George Bush will be leaving the world more polarized than he met it eight years ago. With his likes in Washington, North Korea will continue nuclear arms disarmament talks for ever. Watching the bellicose nature of US all over the world, I wonder why a recluse nation like North Korea will willingly give up her only source of strength. The threats posed by US will continue to galvanise Russia and China to a common strategy of response and polarize the Security Council the more. They will most probably become ambivalent on sanctions against Iran’s nuclear programme. Budget for arms will go up, including surreptitious aids/arms to US-named ‘rogue states’ and potential ones.
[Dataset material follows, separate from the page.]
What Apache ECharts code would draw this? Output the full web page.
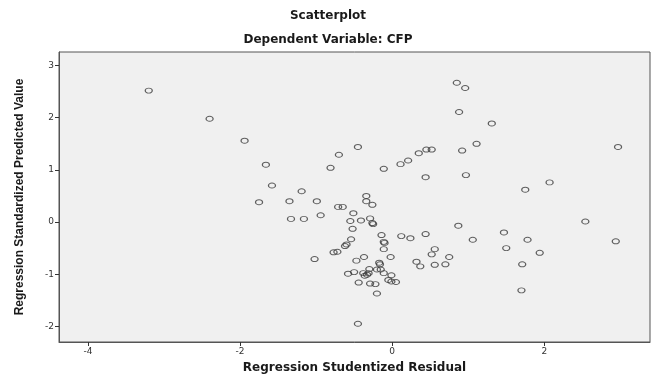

Cuba’s mothballed missile sites of the 60s could still be put to use, if it comes to that. We are on the road to the Cold War era.
I urge the United States once more to abandon her expansionist drive and dream of a unipolar world. The newly inaugurated ‘Warsaw Pact’ between US and Poland should be abolished. The United States and Russia must lead the campaign to rid the world completely of nuclear arms, starting with the two powers. The North Atlantic Treaty Organisation (NATO) must be dissolved forthwith – European member nations should be in a hurry to do this. In this age of globalization, that opens unprecedented door for economic integration and prosperity for peoples of the world, military alliances have become anachronistic.